After full metadata from an EMR data source is collected, the system automatically synchronizes new metadata from the data source.

Limits

  • You cannot collect metadata across regions. You must create a crawler in the region in which the metadata to be collected resides.
  • You must collect metadata over the Internet.

Create a crawler

  1. Go to the Data Discovery page.
    1. Log on to the DataWorks console.
    2. In the left-side navigation pane, click Workspaces.
    3. In the top navigation bar, select the region in which the metadata to be collected resides. Find the workspace and click Data Development in the Actions column.
    4. On the DataStudio page, click the Icon icon in the upper-left corner and choose All Products > Data governance > DataMap.
    5. In the top navigation bar, click Data Discovery to go to the Data Discovery page.
  2. Create a crawler.
    1. In the left-side navigation pane, choose Metadata collection > CDH Hive.
    2. On the CDH Hive Metadata Crawler page, click Create Crawler.
  3. Configure the crawler.
    1. Select a CDH cluster.
      In the Create Crawler dialog box, select the CDH cluster from which you want to collect metadata from the Cluster drop-down list.
    2. Configure an execution plan.
      In the Create Crawler dialog box, select an execution plan from the Execution Plan drop-down list.
      You can select On-demand Execution, Monthly, Weekly, Daily, Hourly, or Customize from the Execution Plan drop-down list.
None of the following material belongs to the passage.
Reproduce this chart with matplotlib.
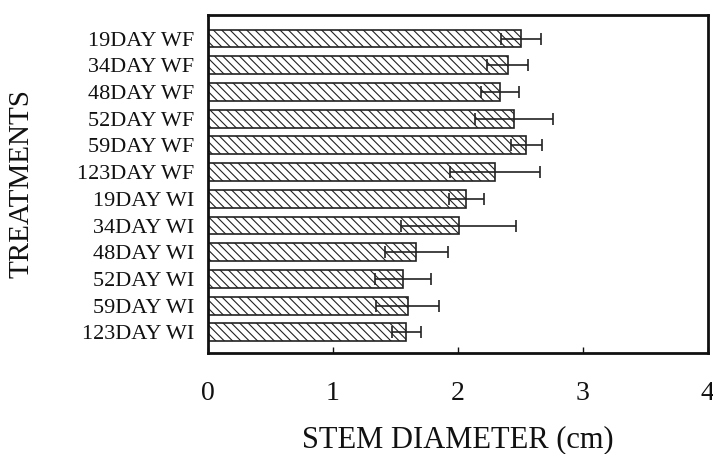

The execution plan to be generated varies based on the execution cycle. The system collects metadata from the CDH Hive data source based on the execution cycle that you specify. The following descriptions provide the details:
      • On-demand Execution: You must manually run the crawler. The system collects metadata from the CDH Hive data source based on your business requirements.
      • Monthly: The system automatically collects metadata from the CDH Hive data source once at a specific time on several specific days of each month.
        Notice Specific months do not have the 29th, 30th, or 31st day. In these months, the system does not collect metadata from the CDH Hive data source on these days. We recommend that you do not select the last few days of a month.
        The following figure shows that the system automatically collects metadata from the CDH Hive data source once at 09:00 on the 1st, 11th, and 21st days of each month. An expression is automatically generated for the Cron Expression parameter based on the values of the Date and Time parameters. Monthly
      • Weekly: The system automatically collects metadata from the CDH Hive data source once at a specific time on several specific days of each week.
        The following figure shows that the system automatically collects metadata from the CDH Hive data source once at 03:00 on Sunday and Monday of each week. An expression is automatically generated for the Cron Expression parameter based on the values of the Date and Time parameters.WeeklyIf the Time parameter is not set, the system automatically collects metadata from the CDH Hive data source once at 00:00:00 on the specified days of each week.
      • Daily: The system automatically collects metadata from the CDH Hive data source once at a specific time of each day.
        The following figure shows that the system automatically collects metadata from the CDH Hive data source once at 01:00 each day. An expression is automatically generated for the Cron Expression parameter based on the values of the Date and Time parameters.Daily
      • Hourly: The system automatically collects metadata from the CDH Hive data source once on the N × 5th minute of each hour.
        Note For a CDH Hive metadata collection task that is run each hour, you can set the time to a multiple of 5 minutes.
        The following figure shows that the system automatically collects metadata from the CDH Hive data source on the 5th and 10th minutes of each hour. An expression is automatically generated for the Cron Expression parameter based on the values of the Date and Time parameters.Hourly
      • Customize: You can enter a CRON expression in the Cron Expression field. The system automatically collects metadata based on the time configuration that matches the CRON expression.
    3. Click OK.

Manage the crawler

On the CDH Hive Metadata Crawler page, you can view, edit, and delete the created crawler. CDH Hive Metadata Crawler page
Area No. Description
1 In this area, you can enter the name of the crawler to search for the crawler.
Note The fuzzy match mode is supported. If you enter a keyword in the search box, crawlers whose names contain the keyword are displayed.
2 In this area, you can view the details of the crawler in the Status, Execution Plan, Last Run At, Last Consumed Time, and Average Running Time columns.
You can also perform the following operations on the crawler:
  • Details: View the CDH cluster and the execution plan that are configured for the crawler.
  • Edit: Modify the CDH cluster and the execution plan that are configured for the crawler.
  • Delete: Delete the crawler.
  • Run: Run the crawler to collect metadata based on the configurations.
  • Stop: Stop the crawler.
Note Run and Stop are dimmed in the Actions column unless you select On-demand Execution from the Execution Plan drop-down list.

What to do next

After the metadata is collected, you can view the details of the collected metadata on the All Data page of Data Map.